Why not castigate briffa for all the fudge factors that he or someone else MAY have written but didn’t!!!!!!!!!!!!!!!!!!!!!!
As someone else said – why bother with the code why not just draw the line you want?
>> Tom_R (09:15:52) :
“It seems obvious to me that interpol is an interpolation subroutine, probably just a linear interpolation. It takes the ‘yrloc’ array and the ‘valadj’ array and creates a value adjustment for a given year (timey) that fits between the ‘valadj’ values for the ‘yrloc’ boundary years.”
Agreed. Over at the author’s blog he posted a link to the interpol() function documentation. After reading that and thinking about it some more I posted over there with essentially the same explanation you give above. I’m guessing timey is just an array containing the values [1400, 1401, 1402, … 1992, 1993, 1994].
Stay calm people. In my opinion this code doesn’t quite rise to the level of a “smoking gun”. I would liken it to gun smoke in the air. It certainly raises a lot of interesting questions.
Why was this code written?
Where and how was it used?
Please, people, hang on to your skepticism. Don’t rush to judgment and declare this code “evidence of fraud.” That would be too much like declaring “the science is settled.” Let’s not make that mistake.
It really would help if folks would read the Hide the decline posts that McIntyre has written ( or Jean S or UC ).
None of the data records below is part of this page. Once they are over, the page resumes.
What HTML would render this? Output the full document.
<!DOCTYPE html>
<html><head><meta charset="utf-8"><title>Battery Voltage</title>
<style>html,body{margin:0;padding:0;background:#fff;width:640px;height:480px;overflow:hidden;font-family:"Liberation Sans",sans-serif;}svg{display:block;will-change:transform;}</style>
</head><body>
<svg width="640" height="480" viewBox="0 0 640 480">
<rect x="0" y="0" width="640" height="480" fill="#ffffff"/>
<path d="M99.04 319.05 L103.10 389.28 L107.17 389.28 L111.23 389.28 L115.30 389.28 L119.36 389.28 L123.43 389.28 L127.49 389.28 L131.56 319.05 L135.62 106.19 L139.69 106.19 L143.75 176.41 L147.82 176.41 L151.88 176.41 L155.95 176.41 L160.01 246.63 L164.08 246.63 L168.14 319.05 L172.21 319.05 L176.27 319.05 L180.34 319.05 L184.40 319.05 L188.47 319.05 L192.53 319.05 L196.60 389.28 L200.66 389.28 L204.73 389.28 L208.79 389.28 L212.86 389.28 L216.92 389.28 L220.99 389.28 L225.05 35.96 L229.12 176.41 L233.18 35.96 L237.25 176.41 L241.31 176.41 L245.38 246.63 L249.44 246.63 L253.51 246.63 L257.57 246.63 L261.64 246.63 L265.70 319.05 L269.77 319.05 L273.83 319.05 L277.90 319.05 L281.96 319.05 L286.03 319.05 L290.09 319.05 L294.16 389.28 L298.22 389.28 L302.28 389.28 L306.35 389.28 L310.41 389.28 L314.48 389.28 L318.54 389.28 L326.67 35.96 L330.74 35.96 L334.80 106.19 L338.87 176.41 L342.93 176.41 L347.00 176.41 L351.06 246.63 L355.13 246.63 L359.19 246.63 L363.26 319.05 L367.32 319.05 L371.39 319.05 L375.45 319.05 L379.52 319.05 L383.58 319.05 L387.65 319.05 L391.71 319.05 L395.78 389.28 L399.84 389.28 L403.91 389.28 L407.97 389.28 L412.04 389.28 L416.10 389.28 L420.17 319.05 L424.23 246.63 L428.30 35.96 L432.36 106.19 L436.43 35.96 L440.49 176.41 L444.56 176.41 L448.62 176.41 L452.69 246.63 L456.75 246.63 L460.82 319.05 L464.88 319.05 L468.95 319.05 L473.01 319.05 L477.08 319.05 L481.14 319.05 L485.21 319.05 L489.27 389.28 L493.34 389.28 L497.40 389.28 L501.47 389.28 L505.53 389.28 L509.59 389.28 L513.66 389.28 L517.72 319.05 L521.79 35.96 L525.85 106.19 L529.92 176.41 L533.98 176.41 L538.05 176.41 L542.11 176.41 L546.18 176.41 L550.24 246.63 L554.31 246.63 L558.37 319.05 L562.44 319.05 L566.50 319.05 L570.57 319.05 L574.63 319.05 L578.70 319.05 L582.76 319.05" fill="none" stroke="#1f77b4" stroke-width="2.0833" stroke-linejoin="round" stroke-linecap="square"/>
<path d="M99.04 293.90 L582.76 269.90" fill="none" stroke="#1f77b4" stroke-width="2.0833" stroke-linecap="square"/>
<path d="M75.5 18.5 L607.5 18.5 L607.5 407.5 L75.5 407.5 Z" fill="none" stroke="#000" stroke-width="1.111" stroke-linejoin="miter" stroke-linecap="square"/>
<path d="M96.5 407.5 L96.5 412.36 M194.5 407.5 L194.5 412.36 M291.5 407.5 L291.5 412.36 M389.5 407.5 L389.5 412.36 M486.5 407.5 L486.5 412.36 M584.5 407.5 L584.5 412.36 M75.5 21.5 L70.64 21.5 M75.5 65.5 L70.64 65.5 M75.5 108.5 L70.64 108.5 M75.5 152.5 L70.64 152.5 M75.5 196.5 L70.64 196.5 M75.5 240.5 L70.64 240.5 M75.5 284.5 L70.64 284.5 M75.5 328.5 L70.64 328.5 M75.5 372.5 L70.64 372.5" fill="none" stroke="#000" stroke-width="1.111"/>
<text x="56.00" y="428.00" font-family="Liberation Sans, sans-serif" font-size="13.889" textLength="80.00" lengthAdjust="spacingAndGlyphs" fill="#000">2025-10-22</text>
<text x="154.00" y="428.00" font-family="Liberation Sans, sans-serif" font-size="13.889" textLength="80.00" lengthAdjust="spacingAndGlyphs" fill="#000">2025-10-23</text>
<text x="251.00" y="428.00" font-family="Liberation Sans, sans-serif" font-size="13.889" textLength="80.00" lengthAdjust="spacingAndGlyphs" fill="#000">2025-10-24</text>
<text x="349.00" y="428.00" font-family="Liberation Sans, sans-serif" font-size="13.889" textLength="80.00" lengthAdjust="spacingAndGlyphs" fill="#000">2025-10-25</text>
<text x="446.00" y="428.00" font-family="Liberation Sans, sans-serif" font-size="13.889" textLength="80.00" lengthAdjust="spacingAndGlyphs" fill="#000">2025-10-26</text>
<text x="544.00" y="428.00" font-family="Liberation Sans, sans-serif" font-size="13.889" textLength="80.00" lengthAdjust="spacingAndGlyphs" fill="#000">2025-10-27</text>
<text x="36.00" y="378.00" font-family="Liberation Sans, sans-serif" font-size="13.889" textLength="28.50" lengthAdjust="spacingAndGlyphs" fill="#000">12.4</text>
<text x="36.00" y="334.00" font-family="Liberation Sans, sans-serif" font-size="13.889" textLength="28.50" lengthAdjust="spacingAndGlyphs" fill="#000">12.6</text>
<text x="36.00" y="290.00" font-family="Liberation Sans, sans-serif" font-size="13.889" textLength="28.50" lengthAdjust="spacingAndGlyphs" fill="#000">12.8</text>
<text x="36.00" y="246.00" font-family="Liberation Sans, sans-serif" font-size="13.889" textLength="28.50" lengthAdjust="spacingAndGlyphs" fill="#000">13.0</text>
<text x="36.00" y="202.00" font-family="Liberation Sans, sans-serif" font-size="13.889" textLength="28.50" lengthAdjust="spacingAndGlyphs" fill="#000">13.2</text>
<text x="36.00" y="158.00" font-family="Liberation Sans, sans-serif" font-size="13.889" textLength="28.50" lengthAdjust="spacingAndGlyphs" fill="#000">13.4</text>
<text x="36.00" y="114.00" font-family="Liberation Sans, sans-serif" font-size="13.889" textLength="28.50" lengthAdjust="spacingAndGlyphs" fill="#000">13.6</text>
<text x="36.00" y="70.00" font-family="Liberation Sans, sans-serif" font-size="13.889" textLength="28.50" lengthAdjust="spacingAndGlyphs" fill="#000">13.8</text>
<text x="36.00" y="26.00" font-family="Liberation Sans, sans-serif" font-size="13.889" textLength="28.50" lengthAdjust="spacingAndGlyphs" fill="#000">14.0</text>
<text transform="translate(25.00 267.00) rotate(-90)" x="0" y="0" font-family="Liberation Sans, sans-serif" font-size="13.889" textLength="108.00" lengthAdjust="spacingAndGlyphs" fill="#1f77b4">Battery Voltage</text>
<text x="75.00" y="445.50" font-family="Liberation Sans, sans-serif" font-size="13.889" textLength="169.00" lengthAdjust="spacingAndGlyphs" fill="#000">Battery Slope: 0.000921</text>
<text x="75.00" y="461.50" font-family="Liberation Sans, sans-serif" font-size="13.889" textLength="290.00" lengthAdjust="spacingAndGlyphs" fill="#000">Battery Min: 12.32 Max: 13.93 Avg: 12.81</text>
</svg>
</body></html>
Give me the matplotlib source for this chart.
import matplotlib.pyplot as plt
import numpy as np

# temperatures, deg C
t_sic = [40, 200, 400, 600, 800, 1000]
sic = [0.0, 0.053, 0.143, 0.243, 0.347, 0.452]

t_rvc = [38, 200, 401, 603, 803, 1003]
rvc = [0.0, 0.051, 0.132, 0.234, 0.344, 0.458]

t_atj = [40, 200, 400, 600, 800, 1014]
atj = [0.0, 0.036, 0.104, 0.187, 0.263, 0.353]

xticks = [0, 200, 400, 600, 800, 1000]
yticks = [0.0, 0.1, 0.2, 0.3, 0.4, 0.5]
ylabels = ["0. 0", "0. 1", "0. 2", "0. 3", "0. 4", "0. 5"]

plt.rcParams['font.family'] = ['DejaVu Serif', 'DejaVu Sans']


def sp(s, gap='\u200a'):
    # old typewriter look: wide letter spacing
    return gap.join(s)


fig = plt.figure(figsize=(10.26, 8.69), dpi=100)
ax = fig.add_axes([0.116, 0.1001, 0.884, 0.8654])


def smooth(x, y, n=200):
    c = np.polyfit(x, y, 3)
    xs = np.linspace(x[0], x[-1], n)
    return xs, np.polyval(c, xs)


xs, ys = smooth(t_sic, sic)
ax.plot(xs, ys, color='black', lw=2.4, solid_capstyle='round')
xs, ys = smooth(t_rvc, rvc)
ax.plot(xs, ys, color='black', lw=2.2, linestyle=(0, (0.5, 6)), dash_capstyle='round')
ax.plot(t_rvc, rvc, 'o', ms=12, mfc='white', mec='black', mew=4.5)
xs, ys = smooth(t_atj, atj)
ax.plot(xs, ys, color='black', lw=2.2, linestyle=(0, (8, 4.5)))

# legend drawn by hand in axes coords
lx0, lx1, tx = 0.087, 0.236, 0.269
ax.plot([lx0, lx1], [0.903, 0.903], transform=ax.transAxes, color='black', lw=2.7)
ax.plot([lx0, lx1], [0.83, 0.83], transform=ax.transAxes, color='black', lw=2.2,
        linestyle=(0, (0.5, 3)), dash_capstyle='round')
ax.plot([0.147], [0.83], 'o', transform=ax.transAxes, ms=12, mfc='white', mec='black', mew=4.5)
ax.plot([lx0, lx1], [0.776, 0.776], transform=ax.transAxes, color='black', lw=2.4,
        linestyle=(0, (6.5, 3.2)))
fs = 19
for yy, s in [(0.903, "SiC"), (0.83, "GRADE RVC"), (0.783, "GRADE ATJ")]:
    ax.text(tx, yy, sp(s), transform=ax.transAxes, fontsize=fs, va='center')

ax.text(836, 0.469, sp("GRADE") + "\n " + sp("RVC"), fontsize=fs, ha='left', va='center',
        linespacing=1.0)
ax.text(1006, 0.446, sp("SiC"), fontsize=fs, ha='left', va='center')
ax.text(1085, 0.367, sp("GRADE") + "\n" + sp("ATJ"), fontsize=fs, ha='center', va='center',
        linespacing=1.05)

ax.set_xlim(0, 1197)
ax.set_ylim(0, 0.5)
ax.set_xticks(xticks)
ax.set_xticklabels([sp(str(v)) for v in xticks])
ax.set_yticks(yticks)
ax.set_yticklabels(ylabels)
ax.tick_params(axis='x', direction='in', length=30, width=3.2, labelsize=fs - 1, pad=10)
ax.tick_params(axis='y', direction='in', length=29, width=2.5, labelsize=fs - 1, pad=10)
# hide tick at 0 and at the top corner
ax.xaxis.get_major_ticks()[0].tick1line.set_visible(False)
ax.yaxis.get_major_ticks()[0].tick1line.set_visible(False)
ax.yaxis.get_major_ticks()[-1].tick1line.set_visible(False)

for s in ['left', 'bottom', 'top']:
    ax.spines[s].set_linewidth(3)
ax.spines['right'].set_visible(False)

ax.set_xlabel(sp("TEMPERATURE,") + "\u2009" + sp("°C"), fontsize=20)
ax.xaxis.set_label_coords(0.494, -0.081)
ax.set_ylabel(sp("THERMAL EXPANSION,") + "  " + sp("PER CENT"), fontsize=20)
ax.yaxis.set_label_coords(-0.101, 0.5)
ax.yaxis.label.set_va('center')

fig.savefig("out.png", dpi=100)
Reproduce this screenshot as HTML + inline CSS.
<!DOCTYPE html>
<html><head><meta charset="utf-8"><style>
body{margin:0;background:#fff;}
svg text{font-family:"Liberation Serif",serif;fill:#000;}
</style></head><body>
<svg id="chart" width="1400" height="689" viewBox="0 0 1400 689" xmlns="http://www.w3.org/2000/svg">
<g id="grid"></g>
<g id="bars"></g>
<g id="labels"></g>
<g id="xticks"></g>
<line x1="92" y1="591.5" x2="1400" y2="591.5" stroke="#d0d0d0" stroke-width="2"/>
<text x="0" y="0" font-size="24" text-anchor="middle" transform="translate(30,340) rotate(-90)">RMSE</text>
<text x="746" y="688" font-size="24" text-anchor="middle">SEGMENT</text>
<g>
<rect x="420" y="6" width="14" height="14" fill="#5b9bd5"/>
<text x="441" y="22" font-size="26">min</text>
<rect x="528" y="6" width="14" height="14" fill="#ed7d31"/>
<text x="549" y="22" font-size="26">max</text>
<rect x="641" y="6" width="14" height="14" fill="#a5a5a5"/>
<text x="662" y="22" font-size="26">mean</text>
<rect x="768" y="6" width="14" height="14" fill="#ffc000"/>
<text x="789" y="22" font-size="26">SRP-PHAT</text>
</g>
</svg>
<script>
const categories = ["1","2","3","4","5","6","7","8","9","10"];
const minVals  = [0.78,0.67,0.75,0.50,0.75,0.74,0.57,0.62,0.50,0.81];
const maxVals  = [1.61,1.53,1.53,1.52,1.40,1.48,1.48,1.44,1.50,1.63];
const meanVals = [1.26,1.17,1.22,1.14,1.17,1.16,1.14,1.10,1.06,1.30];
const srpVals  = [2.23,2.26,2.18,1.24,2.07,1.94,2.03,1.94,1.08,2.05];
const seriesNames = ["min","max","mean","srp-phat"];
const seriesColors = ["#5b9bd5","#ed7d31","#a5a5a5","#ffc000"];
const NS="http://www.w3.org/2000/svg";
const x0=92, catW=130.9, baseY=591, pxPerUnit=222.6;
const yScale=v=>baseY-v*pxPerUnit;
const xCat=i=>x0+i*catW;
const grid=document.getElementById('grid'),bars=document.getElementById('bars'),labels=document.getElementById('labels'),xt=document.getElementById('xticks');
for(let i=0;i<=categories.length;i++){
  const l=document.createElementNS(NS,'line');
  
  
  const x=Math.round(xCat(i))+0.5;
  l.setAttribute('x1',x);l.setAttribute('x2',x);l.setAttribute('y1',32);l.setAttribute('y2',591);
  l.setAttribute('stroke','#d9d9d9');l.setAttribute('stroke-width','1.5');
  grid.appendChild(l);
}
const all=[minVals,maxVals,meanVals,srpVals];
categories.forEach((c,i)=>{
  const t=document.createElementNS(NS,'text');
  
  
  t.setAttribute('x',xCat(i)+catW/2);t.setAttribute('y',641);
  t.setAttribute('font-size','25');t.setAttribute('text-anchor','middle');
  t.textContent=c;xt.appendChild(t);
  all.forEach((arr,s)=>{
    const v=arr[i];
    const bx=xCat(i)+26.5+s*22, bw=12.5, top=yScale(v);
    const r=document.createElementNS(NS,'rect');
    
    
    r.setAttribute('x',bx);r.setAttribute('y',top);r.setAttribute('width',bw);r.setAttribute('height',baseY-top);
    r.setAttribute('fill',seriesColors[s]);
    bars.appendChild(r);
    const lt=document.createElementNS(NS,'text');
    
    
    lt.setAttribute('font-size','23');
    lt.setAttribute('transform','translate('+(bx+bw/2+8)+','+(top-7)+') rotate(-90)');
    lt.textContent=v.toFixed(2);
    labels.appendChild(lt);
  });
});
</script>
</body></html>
As usual the warmists are trying to underplay the “chartsmanship” they engaged in and the sceptics are overplaying it.
The smoking gun:
Everyone is looking at all the smoking guns,
and totally missing what I think is the most obvious one.
If you believe CRU, “most of the raw data was destroyed when we moved in 1980”
Then no matter what the current head of it says:
I destroyed it.
I will destroy it.
etc etc
He (CRU director Phil Jones) was not there.
Jones did not work for CRU in 1980.
If you believe CRU, what this really says is that all of Jones’ work, every computer climate program/model….
….everything was built on their “adjusted” data.